Expert legal advice is needed in each of these situations.
Assets held in superannuation funds
Assets held in superannuation funds do not automatically form part of an individual's estate on death. The trustee has discretions as to who is paid the deceased death benefits, and there are tax benefits if these are paid direct to "dependants" as defined (basically a spouse or children). This means that most death benefit eligible termination payments are not paid to the deceased member's estate.

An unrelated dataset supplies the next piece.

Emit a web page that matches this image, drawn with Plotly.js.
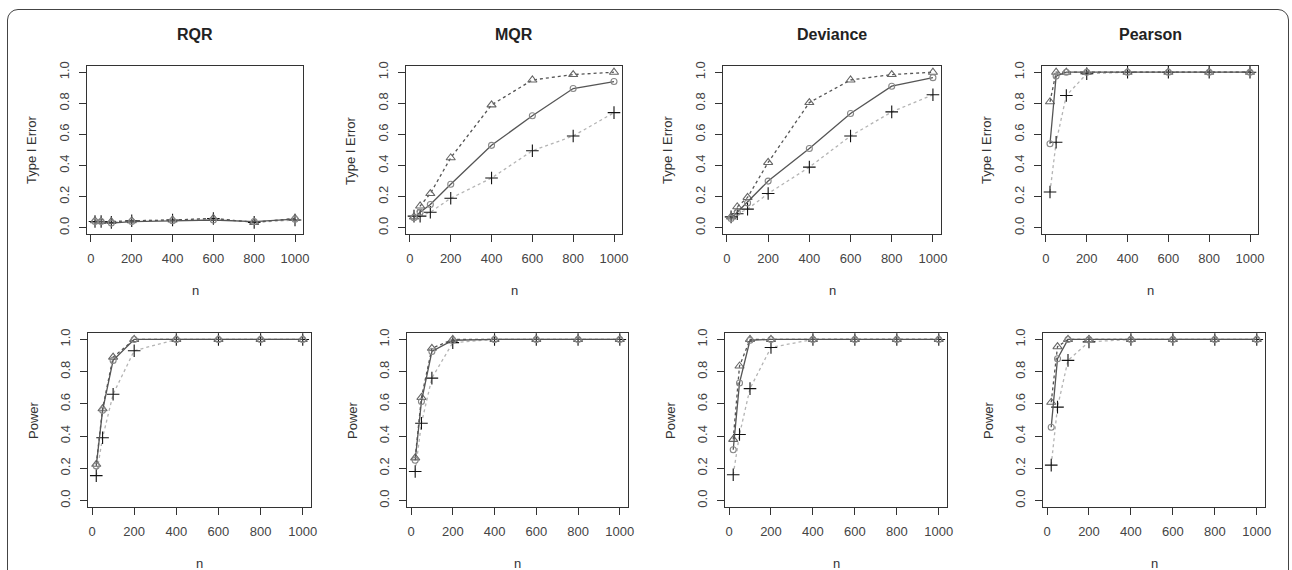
<!DOCTYPE html>
<html>
<head>
<meta charset="utf-8">
<script src="https://cdn.plot.ly/plotly-3.0.1.min.js"></script>
<style>
  html, body { margin: 0; padding: 0; background: #fff; width: 1292px; height: 570px; overflow: hidden; }
  #frame { position: absolute; left: 7px; top: 9px; width: 1282px; height: 620px; border: 1.5px solid #444; border-radius: 11px; box-sizing: border-box; }
  #chart { position: absolute; left: 0; top: 0; width: 1292px; height: 570px; }
</style>
</head>
<body>
<div id="frame"></div>
<div id="chart"></div>
<script>
// ---------- data ----------
const nValues = [20, 50, 100, 200, 400, 600, 800, 1000];
const panelTitles = ["RQR", "MQR", "Deviance", "Pearson"];
const rowLabels = ["Type I Error", "Power"];
const xTickVals = [0, 200, 400, 600, 800, 1000];
const yTickVals = [0, 0.2, 0.4, 0.6, 0.8, 1.0];
const yTickText = ["0.0", "0.2", "0.4", "0.6", "0.8", "1.0"];

// Type I error (row 1): circle = solid, triangle = dashed, plus = dotted
const typeI_RQR_circle   = [0.04, 0.04, 0.03, 0.04, 0.045, 0.05, 0.04, 0.055];
const typeI_RQR_triangle = [0.045, 0.04, 0.04, 0.045, 0.05, 0.06, 0.035, 0.06];
const typeI_RQR_plus     = [0.04, 0.04, 0.035, 0.045, 0.05, 0.06, 0.035, 0.05];

const typeI_MQR_circle   = [0.065, 0.10, 0.15, 0.28, 0.53, 0.72, 0.895, 0.94];
const typeI_MQR_triangle = [0.07, 0.14, 0.22, 0.45, 0.79, 0.95, 0.985, 1.0];
const typeI_MQR_plus     = [0.075, 0.075, 0.10, 0.19, 0.32, 0.495, 0.59, 0.74];

const typeI_Dev_circle   = [0.06, 0.10, 0.16, 0.30, 0.51, 0.735, 0.91, 0.965];
const typeI_Dev_triangle = [0.07, 0.135, 0.195, 0.42, 0.805, 0.95, 0.985, 1.0];
const typeI_Dev_plus     = [0.07, 0.09, 0.12, 0.22, 0.39, 0.59, 0.745, 0.855];

const typeI_Pea_circle   = [0.54, 0.975, 1.0, 1.0, 1.0, 1.0, 1.0, 1.0];
const typeI_Pea_triangle = [0.81, 1.0, 1.0, 1.0, 1.0, 1.0, 1.0, 1.0];
const typeI_Pea_plus     = [0.23, 0.55, 0.85, 0.99, 1.0, 1.0, 1.0, 1.0];

// Power (row 2)
const power_RQR_circle   = [0.215, 0.56, 0.87, 1.0, 1.0, 1.0, 1.0, 1.0];
const power_RQR_triangle = [0.225, 0.57, 0.89, 1.0, 1.0, 1.0, 1.0, 1.0];
const power_RQR_plus     = [0.155, 0.39, 0.66, 0.93, 1.0, 1.0, 1.0, 1.0];

const power_MQR_circle   = [0.25, 0.615, 0.925, 0.995, 1.0, 1.0, 1.0, 1.0];
const power_MQR_triangle = [0.265, 0.64, 0.945, 1.0, 1.0, 1.0, 1.0, 1.0];
const power_MQR_plus     = [0.18, 0.48, 0.76, 0.98, 1.0, 1.0, 1.0, 1.0];

const power_Dev_circle   = [0.315, 0.73, 0.995, 1.0, 1.0, 1.0, 1.0, 1.0];
const power_Dev_triangle = [0.38, 0.835, 1.0, 1.0, 1.0, 1.0, 1.0, 1.0];
const power_Dev_plus     = [0.16, 0.41, 0.695, 0.95, 1.0, 1.0, 1.0, 1.0];

const power_Pea_circle   = [0.455, 0.88, 1.0, 1.0, 1.0, 1.0, 1.0, 1.0];
const power_Pea_triangle = [0.61, 0.955, 1.0, 1.0, 1.0, 1.0, 1.0, 1.0];
const power_Pea_plus     = [0.22, 0.58, 0.87, 0.985, 1.0, 1.0, 1.0, 1.0];

// ---------- layout helpers ----------
const W = 1292, H = 570;
const panels = [
  {c: typeI_RQR_circle, t: typeI_RQR_triangle, p: typeI_RQR_plus, box: [87, 303, 66, 234], row: 0, col: 0},
  {c: typeI_MQR_circle, t: typeI_MQR_triangle, p: typeI_MQR_plus, box: [406, 622, 66, 234], row: 0, col: 1},
  {c: typeI_Dev_circle, t: typeI_Dev_triangle, p: typeI_Dev_plus, box: [723, 941, 66, 234], row: 0, col: 2},
  {c: typeI_Pea_circle, t: typeI_Pea_triangle, p: typeI_Pea_plus, box: [1042, 1258, 66, 234], row: 0, col: 3},
  {c: power_RQR_circle, t: power_RQR_triangle, p: power_RQR_plus, box: [88, 311, 333, 507], row: 1, col: 0},
  {c: power_MQR_circle, t: power_MQR_triangle, p: power_MQR_plus, box: [407, 628, 333, 507], row: 1, col: 1},
  {c: power_Dev_circle, t: power_Dev_triangle, p: power_Dev_plus, box: [725, 947, 333, 507], row: 1, col: 2},
  {c: power_Pea_circle, t: power_Pea_triangle, p: power_Pea_plus, box: [1043, 1265, 333, 507], row: 1, col: 3}
];

const FONT = "Liberation Sans, Arial, sans-serif";
const TXT = "#333";
const traces = [];
const layout = {
  width: W, height: H,
  margin: {l: 0, r: 0, t: 0, b: 0},
  paper_bgcolor: "rgba(0,0,0,0)",
  plot_bgcolor: "#fff",
  showlegend: false,
  font: {family: FONT, color: TXT, size: 12},
  annotations: []
};

panels.forEach((pn, i) => {
  const k = i + 1;
  const xa = "x" + (k === 1 ? "" : k), ya = "y" + (k === 1 ? "" : k);
  const xKey = "xaxis" + (k === 1 ? "" : k), yKey = "yaxis" + (k === 1 ? "" : k);
  const [x0, x1, y0, y1] = pn.box;

  traces.push({
    x: nValues, y: pn.p, xaxis: xa, yaxis: ya, type: "scatter", mode: "lines+markers",
    line: {color: "#b4b4b4", width: 1.3, dash: "dot"},
    marker: {symbol: "cross-thin-open", size: 9, color: "#111", line: {color: "#111", width: 1.1}}
  });
  traces.push({
    x: nValues, y: pn.t, xaxis: xa, yaxis: ya, type: "scatter", mode: "lines+markers",
    line: {color: "#555", width: 1.3, dash: "3px,3px"},
    marker: {symbol: "triangle-up-open", size: 8, color: "#666", line: {color: "#666", width: 1.1}}
  });
  traces.push({
    x: nValues, y: pn.c, xaxis: xa, yaxis: ya, type: "scatter", mode: "lines+markers",
    line: {color: "#555", width: 1.3},
    marker: {symbol: "circle-open", size: 6, color: "#888", line: {color: "#888", width: 1.1}}
  });

  layout[xKey] = {
    domain: [x0 / W, x1 / W],
    anchor: ya,
    range: [-19.2, 1039.2],
    tickvals: xTickVals,
    ticks: "outside", ticklen: 7, tickwidth: 1, tickcolor: "#333",
    showline: true, mirror: true, linecolor: "#333", linewidth: 1.3,
    showgrid: false, zeroline: false,
    tickfont: {family: FONT, size: 13, color: "#444"},
    ticklabelstandoff: 5,
    fixedrange: true
  };
  layout[yKey] = {
    domain: [1 - y1 / H, 1 - y0 / H],
    anchor: xa,
    range: [-0.04, 1.04],
    tickvals: yTickVals, ticktext: yTickText,
    tickangle: -90,
    ticks: "outside", ticklen: 7, tickwidth: 1, tickcolor: "#333",
    showline: true, mirror: true, linecolor: "#333", linewidth: 1.3,
    showgrid: false, zeroline: false,
    tickfont: {family: FONT, size: 13, color: "#444"},
    ticklabelstandoff: 5,
    fixedrange: true
  };

  if (pn.row === 0) {
    layout.annotations.push({
      text: "<b>" + panelTitles[pn.col] + "</b>",
      xref: "paper", yref: "paper",
      x: (x0 + x1) / 2 / W, y: 1 - 35 / H,
      xanchor: "center", yanchor: "middle", showarrow: false,
      font: {family: FONT, size: 16, color: "#222"}
    });
  }
  layout.annotations.push({
    text: "n", xref: "paper", yref: "paper",
    x: (x0 + x1) / 2 / W, y: 1 - (pn.row === 0 ? 290 : 563) / H,
    xanchor: "center", yanchor: "middle", showarrow: false,
    font: {family: FONT, size: 13, color: TXT}
  });
  layout.annotations.push({
    text: rowLabels[pn.row], xref: "paper", yref: "paper",
    x: (x0 - 55) / W, y: 1 - ((y0 + y1) / 2) / H,
    xanchor: "center", yanchor: "middle", showarrow: false, textangle: -90,
    font: {family: FONT, size: 13, color: TXT}
  });
});

Plotly.newPlot("chart", traces, layout, {displayModeBar: false, staticPlot: true});
</script>
</body>
</html>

Some years ago there was a notorious case where a large public trustee refused to pay a homosexual member's death benefit to that person's same sex partner. The matter went to court and eventually the payment was made. The law has now been changed to allow members to sign death benefit notices which bind the trustee to pay the benefits in accordance with the notice. A individual may use this notice to bind the trustee to pay his or her death benefits to the estate and have them dealt with under the will. But otherwise it is up to the trustee to decide what happens.
Binding death benefit notices normally are not needed in many average "mum and dad" situations. If dad dies mum is the surviving trustee and she will simply elect to pay the death benefits to herself as one of dad's dependants, and the kids will be happy with this. But complications may arise and if they do a binding death benefit notice will then be a strongly recommended part of the estate planning process.